Given records
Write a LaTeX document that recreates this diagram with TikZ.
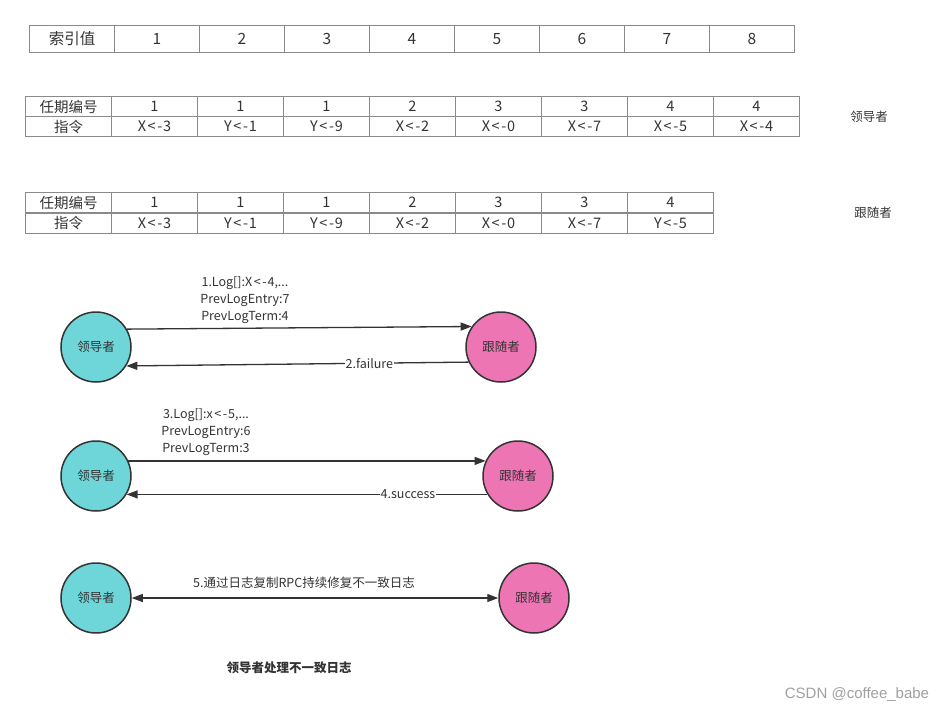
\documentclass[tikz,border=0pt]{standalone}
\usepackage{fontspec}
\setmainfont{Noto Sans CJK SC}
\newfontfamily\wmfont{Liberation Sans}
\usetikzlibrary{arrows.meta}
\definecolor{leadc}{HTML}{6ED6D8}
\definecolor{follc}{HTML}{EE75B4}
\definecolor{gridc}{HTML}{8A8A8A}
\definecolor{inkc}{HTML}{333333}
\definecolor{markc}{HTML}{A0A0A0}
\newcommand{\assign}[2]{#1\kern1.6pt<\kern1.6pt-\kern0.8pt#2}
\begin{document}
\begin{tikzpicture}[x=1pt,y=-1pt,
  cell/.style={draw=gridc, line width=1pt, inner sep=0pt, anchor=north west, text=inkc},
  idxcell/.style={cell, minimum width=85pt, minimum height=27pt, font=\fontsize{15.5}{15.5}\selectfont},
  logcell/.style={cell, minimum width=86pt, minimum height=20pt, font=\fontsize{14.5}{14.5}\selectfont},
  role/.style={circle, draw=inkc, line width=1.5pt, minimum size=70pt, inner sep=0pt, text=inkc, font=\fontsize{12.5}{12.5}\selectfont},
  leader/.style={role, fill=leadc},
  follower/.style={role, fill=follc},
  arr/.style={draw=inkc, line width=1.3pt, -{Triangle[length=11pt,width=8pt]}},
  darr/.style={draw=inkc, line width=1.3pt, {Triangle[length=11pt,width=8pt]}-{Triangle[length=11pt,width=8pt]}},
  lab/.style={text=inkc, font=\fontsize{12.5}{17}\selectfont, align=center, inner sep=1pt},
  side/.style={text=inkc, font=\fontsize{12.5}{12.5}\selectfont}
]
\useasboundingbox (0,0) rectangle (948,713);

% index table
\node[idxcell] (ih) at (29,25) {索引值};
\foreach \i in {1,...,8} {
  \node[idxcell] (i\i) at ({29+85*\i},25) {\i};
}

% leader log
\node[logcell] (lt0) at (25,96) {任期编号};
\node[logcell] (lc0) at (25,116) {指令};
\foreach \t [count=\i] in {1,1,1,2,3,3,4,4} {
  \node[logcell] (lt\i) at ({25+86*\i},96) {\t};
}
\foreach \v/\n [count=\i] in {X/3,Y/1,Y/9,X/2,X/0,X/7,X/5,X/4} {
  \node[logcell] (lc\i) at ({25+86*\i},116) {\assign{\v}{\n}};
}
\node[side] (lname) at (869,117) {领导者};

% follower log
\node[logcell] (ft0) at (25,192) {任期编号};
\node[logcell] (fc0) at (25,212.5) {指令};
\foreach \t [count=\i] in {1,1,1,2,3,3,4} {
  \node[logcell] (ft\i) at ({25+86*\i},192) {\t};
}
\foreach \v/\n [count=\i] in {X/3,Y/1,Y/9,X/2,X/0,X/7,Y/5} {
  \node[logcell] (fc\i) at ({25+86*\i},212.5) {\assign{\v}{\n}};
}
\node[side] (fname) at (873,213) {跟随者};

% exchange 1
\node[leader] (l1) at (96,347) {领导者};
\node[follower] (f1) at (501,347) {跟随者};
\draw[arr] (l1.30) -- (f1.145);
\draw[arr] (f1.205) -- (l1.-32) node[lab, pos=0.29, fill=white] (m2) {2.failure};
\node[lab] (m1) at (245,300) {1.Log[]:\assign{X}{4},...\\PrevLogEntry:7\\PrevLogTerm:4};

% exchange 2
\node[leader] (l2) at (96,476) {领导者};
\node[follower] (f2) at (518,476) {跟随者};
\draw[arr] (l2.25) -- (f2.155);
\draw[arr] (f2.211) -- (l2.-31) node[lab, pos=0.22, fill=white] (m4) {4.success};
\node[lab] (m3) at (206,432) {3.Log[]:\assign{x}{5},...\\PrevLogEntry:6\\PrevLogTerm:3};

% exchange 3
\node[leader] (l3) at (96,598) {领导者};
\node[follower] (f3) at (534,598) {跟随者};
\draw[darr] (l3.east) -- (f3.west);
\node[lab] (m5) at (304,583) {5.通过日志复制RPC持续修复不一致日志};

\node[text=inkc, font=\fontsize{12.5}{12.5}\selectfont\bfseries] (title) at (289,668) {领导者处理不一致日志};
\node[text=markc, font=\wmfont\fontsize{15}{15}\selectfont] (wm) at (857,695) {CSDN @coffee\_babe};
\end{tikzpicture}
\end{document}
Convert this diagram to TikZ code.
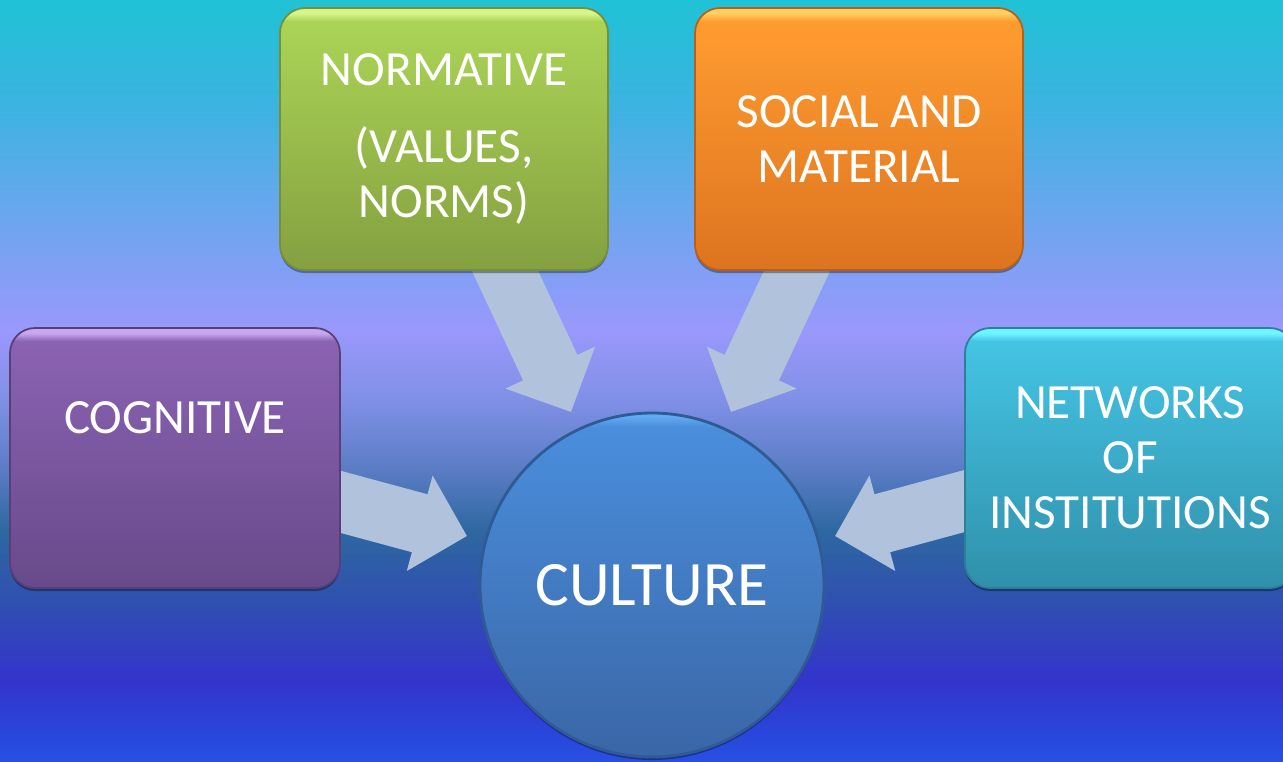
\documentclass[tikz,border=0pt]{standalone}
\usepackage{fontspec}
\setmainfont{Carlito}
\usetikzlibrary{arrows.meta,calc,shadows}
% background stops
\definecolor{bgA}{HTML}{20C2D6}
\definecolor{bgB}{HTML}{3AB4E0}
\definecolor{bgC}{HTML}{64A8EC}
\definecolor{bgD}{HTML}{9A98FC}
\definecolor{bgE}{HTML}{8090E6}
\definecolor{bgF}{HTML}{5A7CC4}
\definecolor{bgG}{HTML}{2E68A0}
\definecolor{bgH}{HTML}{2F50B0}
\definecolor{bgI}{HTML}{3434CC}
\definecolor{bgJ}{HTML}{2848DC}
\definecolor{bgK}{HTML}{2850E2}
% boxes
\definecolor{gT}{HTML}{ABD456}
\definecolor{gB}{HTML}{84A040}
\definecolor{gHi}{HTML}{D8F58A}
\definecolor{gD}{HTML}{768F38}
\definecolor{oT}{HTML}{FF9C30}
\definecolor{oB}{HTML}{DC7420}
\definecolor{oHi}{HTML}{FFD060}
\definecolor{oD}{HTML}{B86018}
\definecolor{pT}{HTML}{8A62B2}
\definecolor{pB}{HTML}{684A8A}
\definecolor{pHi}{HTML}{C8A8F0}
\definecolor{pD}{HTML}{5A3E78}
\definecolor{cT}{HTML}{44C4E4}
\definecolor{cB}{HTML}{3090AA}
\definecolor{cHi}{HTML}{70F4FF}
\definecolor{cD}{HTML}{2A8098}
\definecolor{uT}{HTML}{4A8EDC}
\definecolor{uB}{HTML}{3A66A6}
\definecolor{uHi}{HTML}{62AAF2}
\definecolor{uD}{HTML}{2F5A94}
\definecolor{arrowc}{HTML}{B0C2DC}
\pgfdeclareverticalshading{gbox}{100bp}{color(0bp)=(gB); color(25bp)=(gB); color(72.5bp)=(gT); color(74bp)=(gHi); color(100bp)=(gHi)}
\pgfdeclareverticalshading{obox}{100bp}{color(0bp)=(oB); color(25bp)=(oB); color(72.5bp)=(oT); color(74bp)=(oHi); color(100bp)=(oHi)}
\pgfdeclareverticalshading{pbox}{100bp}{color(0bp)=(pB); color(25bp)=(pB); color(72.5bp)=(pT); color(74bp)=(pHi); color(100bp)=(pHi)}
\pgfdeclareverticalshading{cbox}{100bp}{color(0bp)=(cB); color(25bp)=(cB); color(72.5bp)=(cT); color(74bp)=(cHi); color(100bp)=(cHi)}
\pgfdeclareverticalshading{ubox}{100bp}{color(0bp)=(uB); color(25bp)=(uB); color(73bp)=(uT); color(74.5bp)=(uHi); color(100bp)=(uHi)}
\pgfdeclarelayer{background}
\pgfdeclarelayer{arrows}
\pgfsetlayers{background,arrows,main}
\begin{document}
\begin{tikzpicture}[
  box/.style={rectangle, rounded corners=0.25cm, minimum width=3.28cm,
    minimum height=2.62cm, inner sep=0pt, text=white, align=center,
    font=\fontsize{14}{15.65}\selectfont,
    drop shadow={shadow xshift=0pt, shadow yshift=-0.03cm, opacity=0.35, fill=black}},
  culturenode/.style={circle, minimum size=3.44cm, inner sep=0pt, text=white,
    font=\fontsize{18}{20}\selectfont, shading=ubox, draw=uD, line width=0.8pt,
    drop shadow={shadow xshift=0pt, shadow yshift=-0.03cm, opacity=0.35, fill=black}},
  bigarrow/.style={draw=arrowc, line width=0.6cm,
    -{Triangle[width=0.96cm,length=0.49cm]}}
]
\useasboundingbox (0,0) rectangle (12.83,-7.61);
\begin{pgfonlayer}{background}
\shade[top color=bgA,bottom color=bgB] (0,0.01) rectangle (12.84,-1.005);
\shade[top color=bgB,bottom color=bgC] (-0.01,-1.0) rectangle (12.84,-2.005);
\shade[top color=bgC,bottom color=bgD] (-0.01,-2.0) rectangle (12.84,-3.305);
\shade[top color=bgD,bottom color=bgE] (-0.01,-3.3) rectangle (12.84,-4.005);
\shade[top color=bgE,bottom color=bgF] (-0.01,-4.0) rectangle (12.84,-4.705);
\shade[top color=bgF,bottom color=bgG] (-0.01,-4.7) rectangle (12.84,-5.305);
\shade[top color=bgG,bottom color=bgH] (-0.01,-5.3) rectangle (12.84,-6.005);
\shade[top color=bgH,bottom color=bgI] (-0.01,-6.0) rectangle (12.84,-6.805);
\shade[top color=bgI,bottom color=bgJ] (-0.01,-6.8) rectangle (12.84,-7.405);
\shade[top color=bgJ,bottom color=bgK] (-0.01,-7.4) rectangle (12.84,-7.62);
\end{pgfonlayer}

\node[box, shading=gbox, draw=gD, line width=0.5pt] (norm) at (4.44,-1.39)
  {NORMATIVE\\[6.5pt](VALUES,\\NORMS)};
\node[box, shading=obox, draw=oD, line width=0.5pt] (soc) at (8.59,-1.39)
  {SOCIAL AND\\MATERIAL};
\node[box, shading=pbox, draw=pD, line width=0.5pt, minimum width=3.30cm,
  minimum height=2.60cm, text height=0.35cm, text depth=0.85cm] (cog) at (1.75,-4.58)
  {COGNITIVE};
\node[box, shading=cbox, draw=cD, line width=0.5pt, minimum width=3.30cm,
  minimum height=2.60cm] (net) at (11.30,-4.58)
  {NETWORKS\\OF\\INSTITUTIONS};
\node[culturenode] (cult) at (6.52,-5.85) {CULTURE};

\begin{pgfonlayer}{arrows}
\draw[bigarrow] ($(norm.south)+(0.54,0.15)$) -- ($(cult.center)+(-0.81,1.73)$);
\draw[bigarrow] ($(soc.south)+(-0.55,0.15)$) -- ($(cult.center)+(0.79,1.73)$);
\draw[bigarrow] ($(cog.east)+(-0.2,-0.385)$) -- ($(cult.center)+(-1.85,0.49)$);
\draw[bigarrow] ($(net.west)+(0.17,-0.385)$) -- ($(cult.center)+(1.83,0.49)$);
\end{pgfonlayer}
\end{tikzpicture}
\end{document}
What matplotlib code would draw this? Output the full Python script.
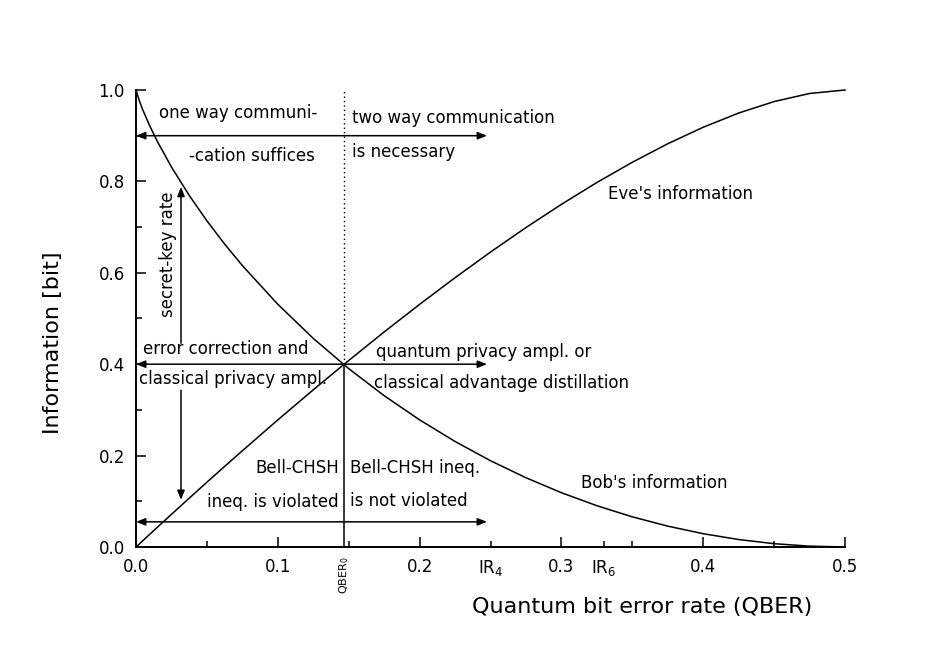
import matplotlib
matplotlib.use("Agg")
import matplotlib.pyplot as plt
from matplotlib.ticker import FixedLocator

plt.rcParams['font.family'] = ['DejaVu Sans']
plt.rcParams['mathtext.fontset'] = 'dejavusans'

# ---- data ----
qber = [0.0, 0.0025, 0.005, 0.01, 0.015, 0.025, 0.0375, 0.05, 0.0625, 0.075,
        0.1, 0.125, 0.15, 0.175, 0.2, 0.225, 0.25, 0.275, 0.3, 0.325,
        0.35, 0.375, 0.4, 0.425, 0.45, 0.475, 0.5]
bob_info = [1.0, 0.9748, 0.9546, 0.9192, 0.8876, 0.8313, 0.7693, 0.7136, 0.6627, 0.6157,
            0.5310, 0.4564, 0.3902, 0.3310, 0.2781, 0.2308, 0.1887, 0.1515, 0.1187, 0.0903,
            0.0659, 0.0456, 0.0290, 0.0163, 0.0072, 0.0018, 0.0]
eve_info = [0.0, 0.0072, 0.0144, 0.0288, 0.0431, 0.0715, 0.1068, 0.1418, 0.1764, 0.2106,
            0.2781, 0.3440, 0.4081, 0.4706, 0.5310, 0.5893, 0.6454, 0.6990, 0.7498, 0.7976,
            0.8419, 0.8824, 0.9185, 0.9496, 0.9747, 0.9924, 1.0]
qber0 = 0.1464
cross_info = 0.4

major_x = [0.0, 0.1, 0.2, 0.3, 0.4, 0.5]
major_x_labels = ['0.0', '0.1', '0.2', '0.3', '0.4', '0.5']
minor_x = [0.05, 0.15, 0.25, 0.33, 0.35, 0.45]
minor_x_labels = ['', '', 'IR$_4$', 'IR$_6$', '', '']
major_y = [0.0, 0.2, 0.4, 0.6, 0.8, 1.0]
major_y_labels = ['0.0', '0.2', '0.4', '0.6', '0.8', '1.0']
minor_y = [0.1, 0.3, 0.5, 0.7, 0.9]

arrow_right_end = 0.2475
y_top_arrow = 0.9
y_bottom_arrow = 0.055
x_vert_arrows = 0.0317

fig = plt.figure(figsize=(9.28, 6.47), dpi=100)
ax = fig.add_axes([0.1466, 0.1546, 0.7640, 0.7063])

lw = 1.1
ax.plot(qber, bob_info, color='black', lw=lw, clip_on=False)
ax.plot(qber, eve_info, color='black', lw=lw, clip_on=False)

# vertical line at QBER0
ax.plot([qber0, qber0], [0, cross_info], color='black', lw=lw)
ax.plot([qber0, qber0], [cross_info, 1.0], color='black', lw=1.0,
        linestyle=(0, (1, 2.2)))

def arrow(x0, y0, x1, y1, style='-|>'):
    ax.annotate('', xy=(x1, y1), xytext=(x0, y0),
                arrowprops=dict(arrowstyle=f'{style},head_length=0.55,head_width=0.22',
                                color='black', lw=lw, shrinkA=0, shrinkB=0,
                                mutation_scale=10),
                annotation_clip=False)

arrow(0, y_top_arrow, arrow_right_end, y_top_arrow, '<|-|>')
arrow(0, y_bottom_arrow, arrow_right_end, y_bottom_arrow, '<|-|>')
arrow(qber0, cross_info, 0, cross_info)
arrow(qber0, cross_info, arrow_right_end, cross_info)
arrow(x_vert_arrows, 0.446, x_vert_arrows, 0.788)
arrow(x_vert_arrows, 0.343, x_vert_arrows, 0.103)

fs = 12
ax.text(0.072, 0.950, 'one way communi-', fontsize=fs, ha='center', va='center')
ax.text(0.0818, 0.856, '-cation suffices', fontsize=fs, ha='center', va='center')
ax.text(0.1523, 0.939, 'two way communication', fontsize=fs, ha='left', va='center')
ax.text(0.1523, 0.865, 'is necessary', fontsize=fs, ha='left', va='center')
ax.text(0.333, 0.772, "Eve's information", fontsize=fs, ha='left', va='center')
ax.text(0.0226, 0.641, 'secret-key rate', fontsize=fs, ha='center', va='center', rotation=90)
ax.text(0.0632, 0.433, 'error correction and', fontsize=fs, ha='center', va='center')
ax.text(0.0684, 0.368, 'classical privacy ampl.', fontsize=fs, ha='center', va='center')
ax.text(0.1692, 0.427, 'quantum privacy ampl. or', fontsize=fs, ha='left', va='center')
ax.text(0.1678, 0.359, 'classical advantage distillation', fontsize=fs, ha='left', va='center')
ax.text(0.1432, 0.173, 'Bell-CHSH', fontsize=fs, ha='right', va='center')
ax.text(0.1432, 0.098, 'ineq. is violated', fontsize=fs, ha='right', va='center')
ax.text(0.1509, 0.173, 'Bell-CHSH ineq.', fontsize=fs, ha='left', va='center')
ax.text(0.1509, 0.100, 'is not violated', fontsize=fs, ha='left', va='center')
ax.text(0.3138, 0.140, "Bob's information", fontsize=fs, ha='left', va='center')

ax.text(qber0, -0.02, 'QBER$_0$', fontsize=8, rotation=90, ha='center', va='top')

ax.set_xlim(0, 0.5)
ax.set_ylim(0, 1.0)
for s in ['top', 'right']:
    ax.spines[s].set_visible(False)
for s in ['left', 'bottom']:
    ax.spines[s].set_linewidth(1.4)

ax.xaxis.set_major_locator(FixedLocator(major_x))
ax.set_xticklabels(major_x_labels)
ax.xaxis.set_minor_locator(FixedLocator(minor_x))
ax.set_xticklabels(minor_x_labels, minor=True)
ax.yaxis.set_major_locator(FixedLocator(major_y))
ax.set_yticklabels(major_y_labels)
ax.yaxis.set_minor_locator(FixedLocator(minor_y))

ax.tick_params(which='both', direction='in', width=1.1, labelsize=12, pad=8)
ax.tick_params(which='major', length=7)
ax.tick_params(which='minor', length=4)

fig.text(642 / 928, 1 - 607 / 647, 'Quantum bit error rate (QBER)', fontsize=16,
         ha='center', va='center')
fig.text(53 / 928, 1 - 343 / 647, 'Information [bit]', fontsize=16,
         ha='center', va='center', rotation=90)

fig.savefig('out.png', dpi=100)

Written problem
Repeat the listing above up to and including the line with "(lname) at (869,117)", starting from its first line. Drop any pictures.

Result of this exercise
Write a LaTeX document that recreates this diagram with TikZ.
\documentclass[tikz,border=0pt]{standalone}
\usepackage{fontspec}
\setmainfont{Noto Sans CJK SC}
\newfontfamily\wmfont{Liberation Sans}
\usetikzlibrary{arrows.meta}
\definecolor{leadc}{HTML}{6ED6D8}
\definecolor{follc}{HTML}{EE75B4}
\definecolor{gridc}{HTML}{8A8A8A}
\definecolor{inkc}{HTML}{333333}
\definecolor{markc}{HTML}{A0A0A0}
\newcommand{\assign}[2]{#1\kern1.6pt<\kern1.6pt-\kern0.8pt#2}
\begin{document}
\begin{tikzpicture}[x=1pt,y=-1pt,
  cell/.style={draw=gridc, line width=1pt, inner sep=0pt, anchor=north west, text=inkc},
  idxcell/.style={cell, minimum width=85pt, minimum height=27pt, font=\fontsize{15.5}{15.5}\selectfont},
  logcell/.style={cell, minimum width=86pt, minimum height=20pt, font=\fontsize{14.5}{14.5}\selectfont},
  role/.style={circle, draw=inkc, line width=1.5pt, minimum size=70pt, inner sep=0pt, text=inkc, font=\fontsize{12.5}{12.5}\selectfont},
  leader/.style={role, fill=leadc},
  follower/.style={role, fill=follc},
  arr/.style={draw=inkc, line width=1.3pt, -{Triangle[length=11pt,width=8pt]}},
  darr/.style={draw=inkc, line width=1.3pt, {Triangle[length=11pt,width=8pt]}-{Triangle[length=11pt,width=8pt]}},
  lab/.style={text=inkc, font=\fontsize{12.5}{17}\selectfont, align=center, inner sep=1pt},
  side/.style={text=inkc, font=\fontsize{12.5}{12.5}\selectfont}
]
\useasboundingbox (0,0) rectangle (948,713);

% index table
\node[idxcell] (ih) at (29,25) {索引值};
\foreach \i in {1,...,8} {
  \node[idxcell] (i\i) at ({29+85*\i},25) {\i};
}

% leader log
\node[logcell] (lt0) at (25,96) {任期编号};
\node[logcell] (lc0) at (25,116) {指令};
\foreach \t [count=\i] in {1,1,1,2,3,3,4,4} {
  \node[logcell] (lt\i) at ({25+86*\i},96) {\t};
}
\foreach \v/\n [count=\i] in {X/3,Y/1,Y/9,X/2,X/0,X/7,X/5,X/4} {
  \node[logcell] (lc\i) at ({25+86*\i},116) {\assign{\v}{\n}};
}
\node[side] (lname) at (869,117) {领导者};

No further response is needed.